Let's first consider the special case given in the question, where the two parameters are identical:
template <typename A> template <typename A>
struct Outer<A>::Inner<A> {
// ...
};
Although we have ruled this out in Part 1 already due to the re-declaration problem, we can still consider the intended meaning of this syntax, which is: Define an explicit specialization of the inner class template, in which the template argument is assumed to be same as for the outer template. The syntactically correct way to write that is
template <typename A> template <>
struct Outer<A>::Inner<A> {
// ...
};
i.e. the second parameter list would be empty. Unfortunately, this would amount to an explicit specialization of a member template, which is illegal unless the enclosing template is also explicitly specialised (§14.7.3/16).

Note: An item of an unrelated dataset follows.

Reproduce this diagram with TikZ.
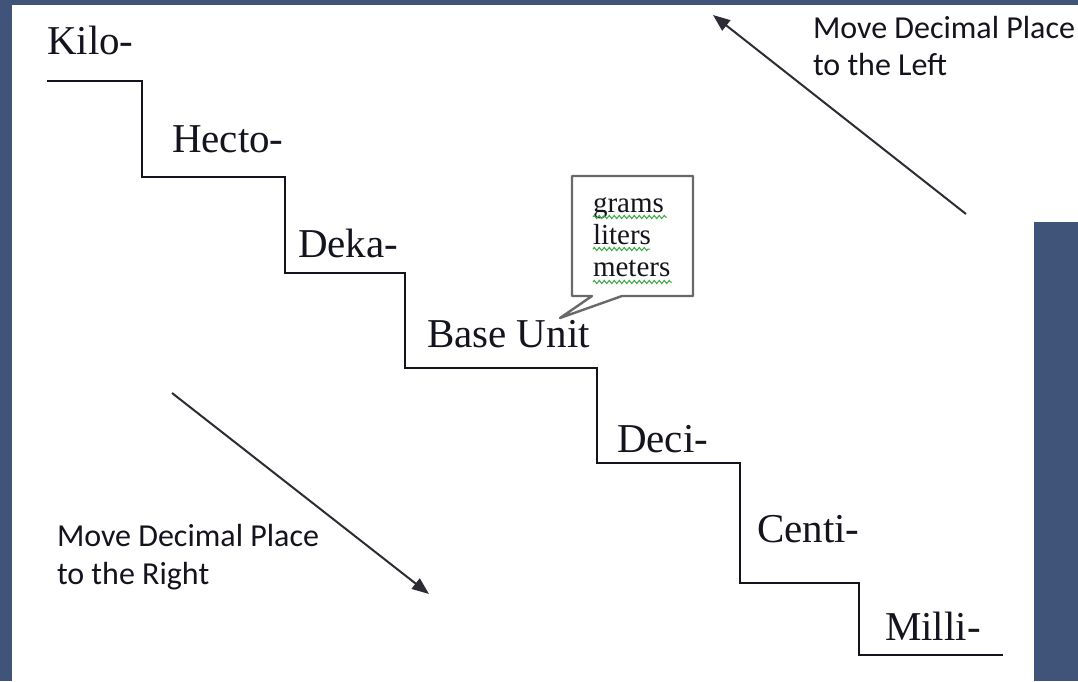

However, if we consider a partial, rather than an explicit specialization of a member template with two or more parameters, the declaration becomes legal:
// Primary declaration
template <typename A>
struct Outer {
template <typename A, typename B>
struct Inner {
// ...
};
};
// Partial specialization of member template
template <typename A> template <typename B>
struct Outer<A>::Inner<B,A> {
// ...
};
We have now used the template argument A of the enclosing template as specialised second argument for the inner template as well. Any instantiation of the template that uses the same data type for the template argument of the outer class as well as the second template argument of the inner class, e.g.
Outer<int>::Inner<float,int> myvar;
will instantiate the specialization defined above.
Hence, using template parameters of an enclosing class in the template argument list of a member template is without problems, and the reason is that by the time Inner<B,A> is evaluated, A already has the status of a typedef-name defined at the scope level of Outer.
But doing it reversely, e.g.
template <typename A> template <typename B>
struct Outer<B>::Inner<B,A> {
// ...
};
will not work, because B is a typedef-name of the Inner scope only. The Standard states:
(§14.5.2/1) [...] A member template of a class template that is defined outside of its class template definition shall be specified with the template-parameters of the class template followed by the template-parameters of the member template.
[Example:
template<class T> struct string {
template<class T2> int compare(const T2&);
template<class T2> string(const string<T2>& s) { /∗ ... ∗/ }
};
template<class T> template<class T2> int string<T>::compare(const T2& s) {
}
— end example ]
I interpret this to mean that the two template parameter lists (one followed by the other) are kept separately, not considered as one combined list of template parameters. Hence in
template <typename A> template <typename B>
struct Outer<B>::Inner<B,A>
the interpretation of Outer<B> cannot make use of the second template parameter list, and B will be undefined, whereas in the previous case
template <typename A> template <typename B>
struct Outer<A>::Inner<B,A>
the interpretation of Inner<B,A> is possible because A has the status of a typedef-name declared in a scope that Inner is part of, i.e. it will be successfully interpreted as Inner<B,Outer::A>, which in turn is the same as Inner<B,Outer<A>::A>.